The Conference charged a committee of regional representatives with a mission: To build a program that would actively engage the people of Southwestern Pennsylvania in Pittsburgh 250. Community Connections was developed to create relationships, provide community engagement opportunities, and spur regional pride through an innovative grantmaking model that ultimately funded 100 projects across 14 counties of Southwestern Pennsylvania.

Community Connections engaged the citizens of Southwestern Pennsylvania in a pioneering process to create, streamline, and invest $1 million in a diverse array of community projects. Each month in Making the Connections, we’ll take a closer look at the story behind Community Connections.
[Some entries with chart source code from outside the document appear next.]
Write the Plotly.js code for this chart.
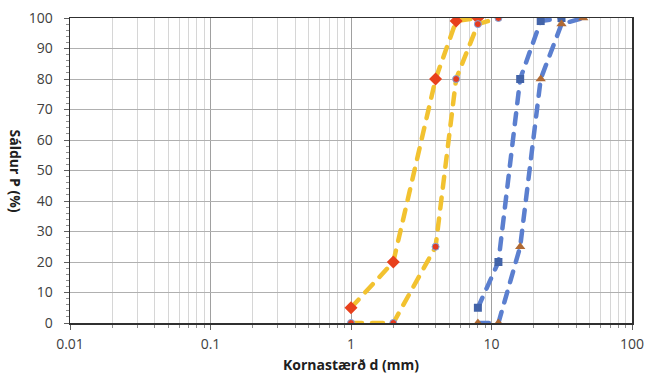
<!DOCTYPE html>
<html><head><meta charset="utf-8">
<script src="https://cdn.plot.ly/plotly-3.0.1.min.js"></script>
<style>html,body{margin:0;padding:0;background:#fff}#c{width:649px;height:378px}</style>
</head><body><div id="c"></div>
<script>
const x1 = [1, 2, 4, 5.6, 8];
const y1 = [5, 20, 80, 99, 100];
const x2 = [1, 2, 4, 5.6, 8, 11.2];
const y2 = [0, 0, 25, 80, 98, 100];
const x3 = [8, 11.2, 16, 22.4, 31.5];
const y3 = [5, 20, 80, 99, 100];
const x4 = [8, 11.2, 16, 22.4, 31.5, 45];
const y4 = [0, 0, 25, 80, 98, 100];
const xTickVals = [0.01, 0.1, 1, 10, 100];
const xTickText = ['0.01', '0.1', '1', '10', '100'];
const yTickVals = [0, 10, 20, 30, 40, 50, 60, 70, 80, 90, 100];
const xTitle = 'Kornastærð d (mm)';
const yTitle = 'Sáldur P (%)';

const yellow = '#F2C230', blue = '#5B7FCF';
const dash = '11px,10px';
const traces = [
  {x: x1, y: y1, mode: 'lines+markers', line: {color: yellow, width: 4.5, dash: dash},
   marker: {symbol: 'diamond', size: 10, color: '#E8401C'}},
  {x: x2, y: y2, mode: 'lines+markers', line: {color: yellow, width: 4.5, dash: dash},
   marker: {symbol: 'circle', size: 7, color: '#E53A1E', line: {color: '#7FA8E0', width: 1}}},
  {x: x3, y: y3, mode: 'lines+markers', line: {color: blue, width: 4.5, dash: dash},
   marker: {symbol: 'square', size: 8, color: '#4263A8'}},
  {x: x4, y: y4, mode: 'lines+markers', line: {color: blue, width: 4.5, dash: dash},
   marker: {symbol: 'triangle-up', size: 9, color: '#B06A34'}}
];
const fam = 'Open Sans, Liberation Sans, sans-serif';
const layout = {
  width: 649, height: 378, showlegend: false,
  margin: {l: 70, r: 17, t: 18, b: 55},
  paper_bgcolor: '#fff', plot_bgcolor: '#fff',
  font: {family: fam, size: 14, color: '#404040'},
  xaxis: {type: 'log', range: [-2, 2], tickvals: xTickVals, ticktext: xTickText,
    showgrid: true, gridcolor: '#a0a0a0', gridwidth: 1,
    ticks: 'outside', ticklen: 5, tickcolor: '#606060', ticklabelstandoff: 3,
    minor: {dtick: 'D1', showgrid: true, gridcolor: '#d6d6d6', ticks: 'outside', ticklen: 3, tickcolor: '#909090'},
    showline: true, linecolor: '#303030', linewidth: 1.5, mirror: true, zeroline: false,
    title: {text: xTitle, font: {family: fam, size: 14, color: '#202020', weight: 'bold'}, standoff: 8},
    tickfont: {size: 14, color: '#404040'}},
  yaxis: {range: [0, 100], tickvals: yTickVals,
    showgrid: true, gridcolor: '#b0b0b0', gridwidth: 1,
    ticks: 'outside', ticklen: 5, tickcolor: '#606060', ticklabelstandoff: 8,
    minor: {dtick: 2, showgrid: false, ticks: 'outside', ticklen: 3, tickcolor: '#909090'},
    showline: true, linecolor: '#303030', linewidth: 1.5, mirror: true, zeroline: false,
    tickfont: {size: 14, color: '#404040'}},
  annotations: [{text: yTitle, textangle: 90, showarrow: false,
    xref: 'paper', yref: 'paper', x: 0, y: 0.5, xanchor: 'center', yanchor: 'middle', xshift: -55,
    font: {family: fam, size: 14, color: '#202020', weight: 'bold'}}]
};
Plotly.newPlot('c', traces, layout, {displayModeBar: false, staticPlot: true}).then(function () {
  document.querySelectorAll('.scatterlayer .js-line').forEach(function (p) {
    p.style.strokeLinecap = 'round';
  });
});
</script></body></html>
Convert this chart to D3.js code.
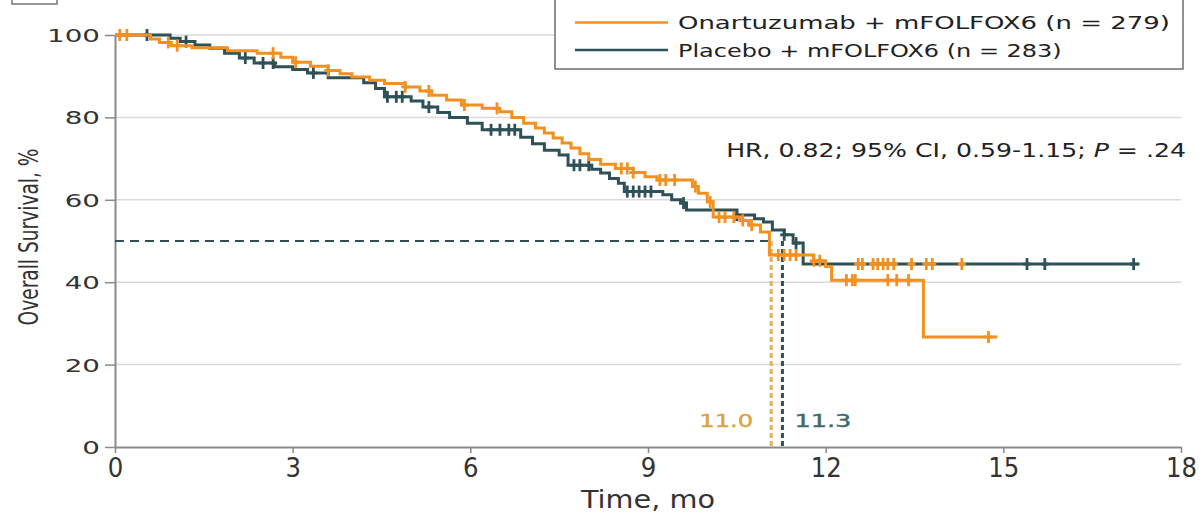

”My Community Is…”: Germinating project ideas

As director of the Bedford County Endowments, Kay Reynolds is no stranger to community meetings. As host of Bedford’s Community Connections ideation session, she had good reason to believe that she’d see a lot of familiar faces. So when she arrived at the Bedford County Arts Center for the session last summer, Reynolds was pleasantly surprised to see many new faces among the 50 people from around the county gathered to discuss and define their ideas for Pittsburgh 250-related projects.

“I think we had just about the best turnout of any [outlying county],” says Reynolds. “There was a remarkable representation – we have a lot of local historians, but there were also a lot of conservationists, and people interested in the Great Allegheny Passage; there were people from the north of the county, who usually gravitate more towards Altoona for [community-related projects].”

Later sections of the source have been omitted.